17. The method according to claim 16, in which said resilient force-producing device comprises a cylinder slidably receiving said piston rod therein, and a compression coil spring mounted within said cylinder to urge said piston rod.

18. The method according to claim 17, in which said crankshaft is of the dual type, and two connecting rods are connected to said slider.

19. The method according to claim 16, in which said resilient force-producing device comprises a cylinder slidably receiving said piston rod therein, and gas being sealed within said cylinder to urge said piston rod.

20. The method according to claim 19, in which said crankshaft is of the dual type, and two connecting rods are connected to said slider.

21. The method according to claim 16, wherein a negative inertia torque is produced when the slider moves from the center of its reciprocal stroke to the ends of its stroke and a positive inertia torque is produced when said slider moves from the ends of its stroke to the center of its reciprocal stroke.

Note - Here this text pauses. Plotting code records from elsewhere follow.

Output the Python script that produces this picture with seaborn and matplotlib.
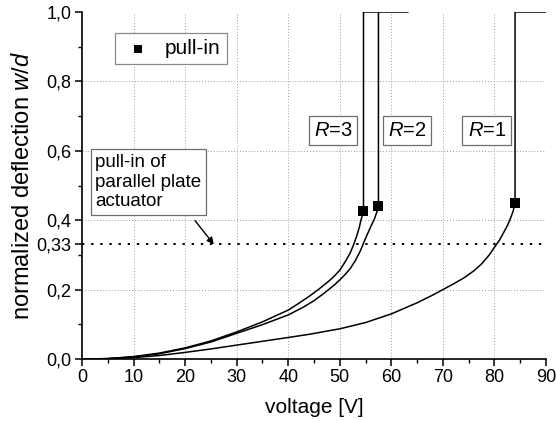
import matplotlib
matplotlib.use("Agg")
import matplotlib.pyplot as plt
import seaborn as sns
import pandas as pd
import numpy as np
from matplotlib.ticker import MultipleLocator, FixedLocator, FuncFormatter

# ---- data ----
v_r1 = [0, 5, 10, 15, 20, 25, 30, 35, 40, 44, 47, 50, 55, 60, 65, 68, 70, 72, 74, 76, 77.5, 79,
        80, 81, 81.7, 82.5, 83, 83.6, 84.0]
w_r1 = [0, 0.001, 0.004, 0.010, 0.019, 0.029, 0.040, 0.051, 0.062, 0.071, 0.079, 0.087, 0.105,
        0.130, 0.162, 0.184, 0.200, 0.216, 0.233, 0.254, 0.274, 0.300, 0.322, 0.343, 0.362,
        0.384, 0.401, 0.425, 0.449]
v_r2 = [0, 5, 10, 15, 20, 25, 30, 35, 40, 43, 45, 47, 49, 50, 51, 52, 53, 54, 54.5, 55.3,
        56.0, 56.7, 57.1, 57.4, 57.5]
w_r2 = [0, 0.001, 0.006, 0.015, 0.030, 0.049, 0.074, 0.099, 0.127, 0.150, 0.168, 0.190,
        0.214, 0.228, 0.243, 0.260, 0.283, 0.312, 0.330, 0.358, 0.381, 0.403, 0.420, 0.432,
        0.441]
v_r3 = [0, 5, 10, 15, 20, 25, 30, 35, 40, 42, 44, 46, 48, 49, 50, 51, 52, 52.7, 53.3,
        53.8, 54.1, 54.4, 54.6]
w_r3 = [0, 0.001, 0.007, 0.017, 0.032, 0.052, 0.078, 0.107, 0.141, 0.160, 0.180, 0.202,
        0.226, 0.240, 0.256, 0.279, 0.305, 0.330, 0.355, 0.380, 0.400, 0.415, 0.427]
# after pull-in the plate snaps to w/d = 1
top_end = {"R=1": 90.0, "R=2": 63.2, "R=3": 57.5}

series = ["R=1", "R=2", "R=3"]
pullin_v = [84.0, 57.5, 54.6]
pullin_w = [0.449, 0.441, 0.427]
label_v = [78.5, 63.0, 48.7]
label_w = 0.658

parallel_plate = 0.33
xticks = [0, 10, 20, 30, 40, 50, 60, 70, 80, 90]
yticks = [0.0, 0.2, 0.33, 0.4, 0.6, 0.8, 1.0]

# ---- build tables ----
rows = []
curves = {"R=1": (v_r1, w_r1), "R=2": (v_r2, w_r2), "R=3": (v_r3, w_r3)}
for name, (vv, ww) in curves.items():
    i = 0
    for v, w in zip(vv, ww):
        rows.append((name, i, v, w)); i += 1
    rows.append((name, i, vv[-1], 1.0)); i += 1
    rows.append((name, i, top_end[name], 1.0))
df = pd.DataFrame(rows, columns=["R", "order", "voltage", "w"])
pts = pd.DataFrame({"R": series, "voltage": pullin_v, "w": pullin_w})

plt.rcParams["font.family"] = ["Liberation Sans", "DejaVu Sans"]
plt.rcParams["mathtext.fontset"] = "custom"
plt.rcParams["mathtext.it"] = "Liberation Sans:italic"
plt.rcParams["mathtext.rm"] = "Liberation Sans"
fig = plt.figure(figsize=(5.56, 4.21), dpi=100)
ax = fig.add_axes([82/556, 62/421, 464/556, 347/421])

sns.lineplot(data=df, x="voltage", y="w", units="R", estimator=None, sort=False,
             color="black", lw=1.1, ax=ax, legend=False)
sns.scatterplot(data=pts, x="voltage", y="w", marker="s", color="black", s=42,
                edgecolor="black", linewidth=0, ax=ax, label="pull-in", zorder=5)

ax.axhline(parallel_plate, color="black", ls=(0, (1.2, 3.5)), lw=1.4, zorder=1)

ax.set_xlim(0, 90)
ax.set_ylim(0, 1.0)
ax.xaxis.set_major_locator(FixedLocator(xticks))
ax.xaxis.set_minor_locator(MultipleLocator(5))
ax.yaxis.set_major_locator(FixedLocator(yticks))
ax.yaxis.set_minor_locator(FixedLocator([0.1, 0.3, 0.5, 0.7, 0.9]))
ax.yaxis.set_major_formatter(FuncFormatter(
    lambda y, p: ("%.2f" % y if abs(y - 0.33) < 1e-6 else "%.1f" % y).replace(".", ",")))
ax.tick_params(axis="both", which="major", direction="out", length=5, width=1.1,
               labelsize=13, colors="black", pad=2.5)
ax.tick_params(axis="both", which="minor", direction="out", length=3, width=1.0)

for v in xticks[1:-1]:
    ax.axvline(v, color="#9a9a9a", ls=(0, (1, 2)), lw=0.7, zorder=0)
for w in [0.2, 0.4, 0.6, 0.8]:
    ax.axhline(w, color="#9a9a9a", ls=(0, (1, 2)), lw=0.7, zorder=0)

for s in ["top", "right"]:
    ax.spines[s].set_visible(False)
for s in ["left", "bottom"]:
    ax.spines[s].set_linewidth(1.2)
    ax.spines[s].set_color("black")

ax.set_xlabel("voltage [V]", fontsize=15, labelpad=8)
ax.set_ylabel("normalized deflection $w$/$d$", fontsize=17, labelpad=2)

for name, lv in zip(series, label_v):
    ax.text(lv, label_w, "$R$=" + name.split("=")[1], fontsize=14.5, ha="center", va="center",
            bbox=dict(boxstyle="square,pad=0.25", fc="white", ec="#6e6e6e", lw=0.9))

ax.text(2.6, 0.51, "pull-in of\nparallel plate\nactuator", fontsize=13.5, ha="left",
        va="center", linespacing=1.2,
        bbox=dict(boxstyle="square,pad=0.25", fc="white", ec="#6e6e6e", lw=0.9))
ax.annotate("", xy=(25.9, 0.324), xytext=(21.6, 0.405),
            arrowprops=dict(arrowstyle="-|>", color="black", lw=1.0, mutation_scale=10))

leg = ax.legend(loc="upper left", bbox_to_anchor=(0.071, 0.94), borderaxespad=0,
                fontsize=15, frameon=True, fancybox=False, edgecolor="#6e6e6e",
                handletextpad=0.5, borderpad=0.3, handlelength=1.6, markerscale=0.8)
leg.get_frame().set_linewidth(0.9)

fig.savefig("out.png", dpi=100)
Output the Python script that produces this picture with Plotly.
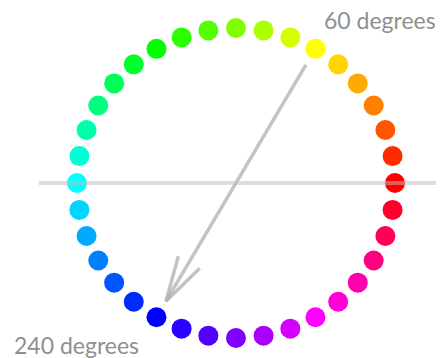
import numpy as np
import plotly.graph_objects as go

# ------------------------------------------------------------
# Data: hue wheel, one dot every 10 degrees
# ------------------------------------------------------------
hues = [0, 10, 20, 30, 40, 50, 60, 70, 80, 90, 100, 110,
        120, 130, 140, 150, 160, 170, 180, 190, 200, 210, 220, 230,
        240, 250, 260, 270, 280, 290, 300, 310, 320, 330, 340, 350]
arrow_from_hue = 60
arrow_to_hue = 240
label_from = "60 degrees"
label_to = "240 degrees"

# ring radius and arrow end radius (unit circle)
RING_R = 1.0
ARROW_R = 0.88
HEAD_LEN = 0.30      # length of the arrowhead arms
HEAD_ANGLE = 15      # half-angle of the open arrowhead

hue_rad = np.radians(hues)
xs = RING_R * np.cos(hue_rad)
ys = RING_R * np.sin(hue_rad)
colors = [f"hsl({h},100%,50%)" for h in hues]

a0 = np.radians(arrow_from_hue)
a1 = np.radians(arrow_to_hue)
start = np.array([ARROW_R * np.cos(a0), ARROW_R * np.sin(a0)])
tip = np.array([ARROW_R * np.cos(a1), ARROW_R * np.sin(a1)])

# open "V" arrowhead: two arms going back from the tip
back = np.arctan2(*(start - tip)[::-1])
arms = []
for d in (-HEAD_ANGLE, HEAD_ANGLE):
    ang = back + np.radians(d)
    arms.append(tip + HEAD_LEN * np.array([np.cos(ang), np.sin(ang)]))

arrow_x = [start[0], tip[0], None, arms[0][0], tip[0], arms[1][0]]
arrow_y = [start[1], tip[1], None, arms[0][1], tip[1], arms[1][1]]

fig = go.Figure()

fig.add_trace(go.Scatter(
    x=xs, y=ys, mode="markers", showlegend=False, hoverinfo="skip",
    marker=dict(size=20, color=colors, line=dict(width=0))
))

fig.add_trace(go.Scatter(
    x=arrow_x, y=arrow_y, mode="lines", showlegend=False, hoverinfo="skip",
    line=dict(color="rgba(175,175,175,0.75)", width=3.5)
))

# horizontal reference line (0 / 180 degrees)
fig.add_shape(type="line", x0=-1.24, x1=1.26, y0=0, y1=0,
              xref="x", yref="y", layer="above",
              line=dict(color="rgba(190,190,190,0.5)", width=4))

fig.add_annotation(
    x=0.988, y=0.945, xref="paper", yref="paper",
    xanchor="right", yanchor="middle", showarrow=False,
    text=label_from, font=dict(size=23, color="#8f8f8f", family="Lato")
)
fig.add_annotation(
    x=0.028, y=0.037, xref="paper", yref="paper",
    xanchor="left", yanchor="middle", showarrow=False,
    text=label_to, font=dict(size=23, color="#8f8f8f", family="Lato")
)

fig.update_layout(
    width=443, height=358,
    margin=dict(l=0, r=0, t=0, b=0),
    plot_bgcolor="white", paper_bgcolor="white",
    xaxis=dict(range=[-1.484, 1.302], visible=False, fixedrange=True),
    yaxis=dict(range=[-1.129, 1.181], visible=False, fixedrange=True),
)

fig.write_html("out.html", config={"displayModeBar": False},
               post_script="document.body.style.margin='0';")
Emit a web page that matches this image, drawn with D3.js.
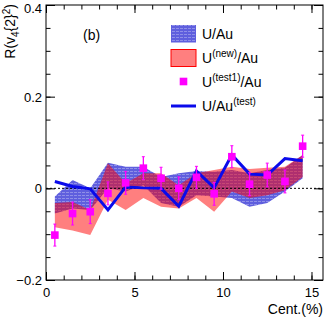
<!DOCTYPE html>
<html>
<head>
<meta charset="utf-8">
<script src="https://cdn.jsdelivr.net/npm/d3@7"></script>
<style>
  body { margin: 0; background: #fff; }
  svg { display: block; font-family: "Liberation Sans", Arial, sans-serif; }
</style>
</head>
<body>
<svg id="chart" width="332" height="319"></svg>
<script>
// centrality bin centres
const cent = [0.5, 1.5, 2.5, 3.5, 4.5, 5.5, 6.5, 7.5, 8.5, 9.5, 10.5, 11.5, 12.5, 13.5, 14.5];

// U/Au band (blue, hatched)
const uAuHi = [-0.018, 0.018, 0.0, 0.056, 0.047, 0.047, 0.025, 0.033, 0.038, 0.036, 0.040, 0.033, 0.040, 0.045, 0.073];
const uAuLo = [-0.055, -0.044, -0.047, 0.0, -0.007, 0.007, -0.032, -0.040, -0.015, -0.018, -0.021, -0.040, -0.032, -0.007, 0.022];

// U(new)/Au band (red)
const newHi = [-0.032, -0.030, -0.047, 0.055, 0.011, 0.033, 0.033, 0.007, 0.033, 0.040, 0.047, 0.042, 0.045, 0.047, 0.073];
const newLo = [-0.085, -0.092, -0.102, -0.025, -0.047, -0.021, -0.040, -0.044, -0.021, -0.051, -0.007, -0.021, -0.015, -0.004, 0.025];

// U(test1)/Au points
const test1 = [-0.102, -0.055, -0.051, -0.011, 0.012, 0.044, 0.022, 0.0, 0.024, -0.012, 0.069, 0.009, 0.029, 0.015, 0.092];
const test1Err = [0.024, 0.025, 0.026, 0.025, 0.025, 0.025, 0.024, 0.025, 0.024, 0.025, 0.024, 0.025, 0.026, 0.025, 0.024];

// U/Au(test) line
const testLine = [0.015, 0.004, -0.001, -0.047, 0.003, 0.001, 0.0, -0.039, 0.038, 0.001, 0.073, 0.031, 0.029, 0.065, 0.060];

const xTicks = [0, 5, 10, 15];
const yTicks = [-0.2, 0, 0.2, 0.4];

const margin = {top: 5, right: 9, bottom: 39, left: 46};
const W = 332, H = 319;
const width = W - margin.left - margin.right;
const height = H - margin.top - margin.bottom;

const svg = d3.select("#chart");
const g = svg.append("g").attr("transform", `translate(${margin.left},${margin.top})`);

const x = d3.scaleLinear().domain([0, 15.65]).range([0, width]);
const y = d3.scaleLinear().domain([-0.2, 0.4]).range([height, 0]);

// hatch pattern for the U/Au band
const defs = svg.append("defs");
const pat = defs.append("pattern")
    .attr("id", "hatch")
    .attr("patternUnits", "userSpaceOnUse")
    .attr("width", 4).attr("height", 3);
pat.append("rect").attr("width", 4).attr("height", 3).attr("fill", "rgb(95,95,222)");
pat.append("rect").attr("x", 0).attr("y", 1).attr("width", 3).attr("height", 1)
    .attr("fill", "#fff").attr("opacity", 0.3);

const band = (hi, lo) => d3.area()
    .x((d, i) => x(cent[i]))
    .y0((d, i) => y(lo[i]))
    .y1((d, i) => y(hi[i]))(cent);

g.append("path").attr("d", band(uAuHi, uAuLo)).attr("fill", "url(#hatch)");
g.append("path").attr("d", band(newHi, newLo)).attr("fill", "rgba(255,0,0,0.5)");

// zero line
g.append("line")
    .attr("x1", 0).attr("x2", width)
    .attr("y1", y(0)).attr("y2", y(0))
    .attr("stroke", "#000").attr("stroke-width", 1)
    .attr("stroke-dasharray", "2,2");

// test line
g.append("path")
    .datum(testLine)
    .attr("d", d3.line().x((d, i) => x(cent[i])).y(d => y(d)))
    .attr("fill", "none")
    .attr("stroke", "#0a0aeb")
    .attr("stroke-width", 3);

// test1 points with error bars
const pts = g.append("g");
pts.selectAll("line.err")
    .data(test1)
    .join("line")
    .attr("class", "err")
    .attr("x1", (d, i) => x(cent[i])).attr("x2", (d, i) => x(cent[i]))
    .attr("y1", (d, i) => y(d - test1Err[i])).attr("y2", (d, i) => y(d + test1Err[i]))
    .attr("stroke", "#ff00ff").attr("stroke-width", 1.3);
["-", "+"].forEach(s => {
    pts.selectAll("line.cap" + (s === "-" ? "lo" : "hi"))
        .data(test1)
        .join("line")
        .attr("class", "cap" + (s === "-" ? "lo" : "hi"))
        .attr("x1", (d, i) => x(cent[i]) - 1.5).attr("x2", (d, i) => x(cent[i]) + 1.5)
        .attr("y1", (d, i) => y(s === "-" ? d - test1Err[i] : d + test1Err[i]))
        .attr("y2", (d, i) => y(s === "-" ? d - test1Err[i] : d + test1Err[i]))
        .attr("stroke", "#ff00ff").attr("stroke-width", 1);
});
pts.selectAll("rect")
    .data(test1)
    .join("rect")
    .attr("x", (d, i) => x(cent[i]) - 3.8)
    .attr("y", d => y(d) - 3.8)
    .attr("width", 7.6).attr("height", 7.6)
    .attr("fill", "#ff00ff");

// axes, ROOT style: inward ticks on all four sides
const xMinor = d3.range(0, 16);
const yMinor = d3.range(-0.2, 0.401, 0.05);

function tickAxis(axisFn, scale, values, size, fmt) {
    return axisFn(scale).tickValues(values).tickSizeInner(size).tickSizeOuter(0).tickFormat(fmt);
}

const axes = g.append("g");
// bottom
axes.append("g").attr("transform", `translate(0,${height})`)
    .call(tickAxis(d3.axisBottom, x, xMinor, -4.5, ""));
axes.append("g").attr("transform", `translate(0,${height})`)
    .call(tickAxis(d3.axisBottom, x, xTicks, -8, d3.format("d")))
    .call(a => a.selectAll("text").attr("dy", null).attr("y", 17));
// top
axes.append("g")
    .call(tickAxis(d3.axisTop, x, xMinor, -4.5, ""));
axes.append("g")
    .call(tickAxis(d3.axisTop, x, xTicks, -8, ""));
// left
axes.append("g")
    .call(tickAxis(d3.axisLeft, y, yMinor, -4.5, ""));
axes.append("g")
    .call(tickAxis(d3.axisLeft, y, yTicks, -9, d => d === 0 ? "0" : d3.format(".1f")(d).replace("-", "\u2212")))
    .call(a => a.selectAll("text").attr("x", -4).attr("dy", d => d === 0.4 ? "0.55em" : "0.35em"));
// right
axes.append("g").attr("transform", `translate(${width},0)`)
    .call(tickAxis(d3.axisRight, y, yMinor, -4.5, ""));
axes.append("g").attr("transform", `translate(${width},0)`)
    .call(tickAxis(d3.axisRight, y, yTicks, -9, ""));

axes.selectAll(".domain").remove();
axes.selectAll("text").attr("font-size", 13).attr("fill", "#000")
    .attr("font-family", "Liberation Sans, Arial, sans-serif");
axes.selectAll("line").attr("stroke", "#000");

g.append("rect")
    .attr("width", width).attr("height", height)
    .attr("fill", "none").attr("stroke", "#000").attr("stroke-width", 1);

// axis titles
svg.append("text")
    .attr("x", 323).attr("y", 314)
    .attr("text-anchor", "end")
    .attr("font-size", 14)
    .text("Cent.(%)");

const yt = svg.append("text")
    .attr("transform", "translate(15,4) rotate(-90)")
    .attr("text-anchor", "end")
    .attr("font-size", 14);
yt.append("tspan").text("R(v");
yt.append("tspan").attr("font-size", 10).attr("dy", 4).text("4");
yt.append("tspan").attr("dy", -4).text("{2}");
yt.append("tspan").attr("font-size", 10).attr("dy", -5).text("2");
yt.append("tspan").attr("dy", 5).text(")");

svg.append("text")
    .attr("x", 83).attr("y", 40)
    .attr("font-size", 14)
    .text("(b)");

// legend
const leg = svg.append("g");
const lx = 171, lw = 25, tx = 202;

leg.append("rect").attr("x", lx).attr("y", 25).attr("width", lw).attr("height", 17.5)
    .attr("fill", "url(#hatch)");
leg.append("rect").attr("x", lx).attr("y", 49.5).attr("width", lw).attr("height", 17)
    .attr("fill", "rgba(255,0,0,0.5)").attr("stroke", "#ff0000").attr("stroke-width", 1);
leg.append("rect").attr("x", 183.5 - 3.8).attr("y", 81.5 - 3.8).attr("width", 7.6).attr("height", 7.6)
    .attr("fill", "#ff00ff");
leg.append("line").attr("x1", lx).attr("x2", lx + lw).attr("y1", 106).attr("y2", 106)
    .attr("stroke", "#0a0aeb").attr("stroke-width", 3);

const labels = [
    {y: 39, parts: [["U/Au", 0]]},
    {y: 63, parts: [["U", 0], ["(new)", 1], ["/Au", 0]]},
    {y: 87, parts: [["U", 0], ["(test1)", 1], ["/Au", 0]]},
    {y: 111, parts: [["U/Au", 0], ["(test)", 1]]}
];
labels.forEach(l => {
    const t = leg.append("text").attr("x", tx).attr("y", l.y).attr("font-size", 14);
    let prev = 0;
    l.parts.forEach(([s, sup]) => {
        const dy = sup ? -6 : (prev ? 6 : 0);
        t.append("tspan").attr("dy", dy).attr("font-size", sup ? 10 : 14).text(s);
        prev = sup;
    });
});
</script>
</body>
</html>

22. The method according to claim 16, wherein the inertia torque acts on said crankshaft during the reciprocal linear stroke motion of said slider, and an opposite torque is produced by the torque compensation plate cam in conjunction with the resilient force-producing device; the caming contour of the torque compensation plate cam shaped so that the sum of the inertia torque and opposite torque is zero and the load fluctuation torque of the crankshaft produced during the rotation of the crankshaft is cancelled.